Meridian Stone: Kaori Homma
Kaori Homma's Meridian Stone combines the Homma Meridian with Street Road Rocks in an ongoing collaborative project: a stone taken from Street Road and carved with the longitudinal coordinates of the Greenwich Prime Meridian (0º0’0’’) is mailed to participants. Each artist/participant is asked to photograph the stone in a location geographically important to them, and to add a short personal narrative.
The project investigates our understanding of place and history - both personal and social - and the ways in which these intersect, highlighting the imaginary and movable nature of boundaries and questioning the perception of our position on the earth.

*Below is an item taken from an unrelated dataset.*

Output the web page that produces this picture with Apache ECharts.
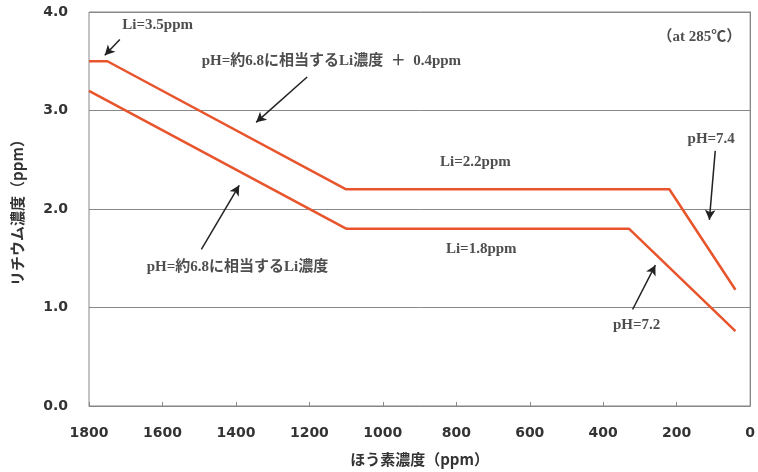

Homma states: “As with the Greenwich Prime Meridian Line, boundaries and demarcations are necessarily a means of orientating ourselves within the increasingly multi-cultural, multi-ethnic social context we face in this shrinking world. However, at the same time these demarcations and boundaries also create tensions and barriers. The idea behind the Homma Meridian project is to draw an imaginary line which points to the North and South Pole in a specific location, using ephemeral material, which acts as a substitute for the “Prime Meridian”.
Dozens of people from far corners of the planet have taken part, creating a collective set of personal meditations. Begun in 2014, the project is ongoing, has been displayed as a series of lightboxes, and will be published as a set in 2019. To participate, email us.
Stonecarver Iain Cotton, in Bath, UK carved the meridian coordinates, and was also a contributor. He writes:
I was thinking about scale and placement. Where is this stone’s prime meridian? What are the right coordinates for these zero’s? How big should their footprint be? I was thinking about ellipses within ellipses, and figure/ground relationships, and little upside down right angled triangles connecting time and space. I was thinking about the clockwise and counter clockwise orbits of 3 mm of sharp tungsten. The rhythm of hammer on chisel. Breathing and being precise. I was thinking about hours, minutes and seconds. Not thinking about the time but remembering to count it. Carving time from my other deadline.